Find countries exhibit extremely rapid and slow life expectancy gains.

The task is inspired by Sean Jewell's Homework #3.

Fit a linear regression for each country, modelling life expectancy as a function of the year and then retain the estimated intercepts and slopes.

> yearMin <- min(gDat$year)
> jFun <- function(x) {
+   estCoefs <- coef(lm(lifeExp ~ I(year - yearMin), x))
+   names(estCoefs) <- c("intercept", "slope")
+   return(estCoefs)
+ }
> jCoefs <- ddply(gDat, ~ country + continent, jFun)

Report the country with min and max intercept within each continent from the above jCoefs dataset.

> foo <- ddply(jCoefs, ~ continent, function(x) {
+   lerange <- c(which.min(x$slope), which.max(x$slope))
+   cbind(x[lerange, c("continent", "country", "intercept", "slope")], stat=c("min.slope", "max.slope"))
+ })
> print(xtable(foo), type = "html", include.rownames = FALSE, digits = c(0, 0, 2, 2, 0))

Note the results displayed in the above table is consistent with those in the course website

Subset the whole dataset, only include information about these “interesting” countries and add the description of these fitted slopes (max.slope vs min.slope)

> hitcountry <- foo$country
> iDat <- subset(gDat, country %in% hitcountry)
> iDat <- merge(iDat, foo[, c("country", "stat")], by = "country")

Plot lifeExp over year with fitted linear regression line for the above interesting countries, seperated by different continents.

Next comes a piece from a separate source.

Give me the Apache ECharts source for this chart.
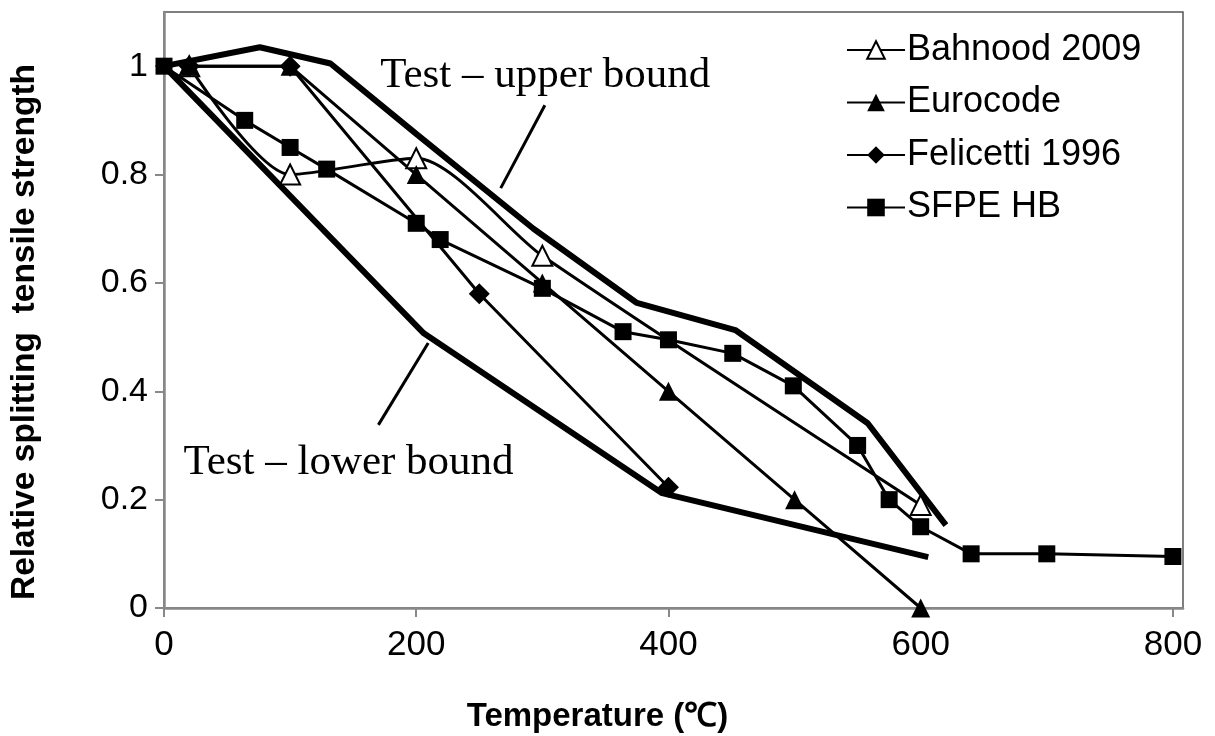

> xyplot(lifeExp ~ year | continent, iDat, group=stat, auto.key = T, layout = c(2 ,2),
+        panel = panel.superpose,
+        panel.groups=function(x, y, ...){
+            panel.xyplot(x, y, ...)
+            panel.lmline(x, y, ...)
+          }
+        )

Look at the country of Irap or Zimbabwe, which has the mininal fitted slope in Asia or Afica. Most of their points don't fall on the fitted regression line, so a polynomial curve may be better fitted.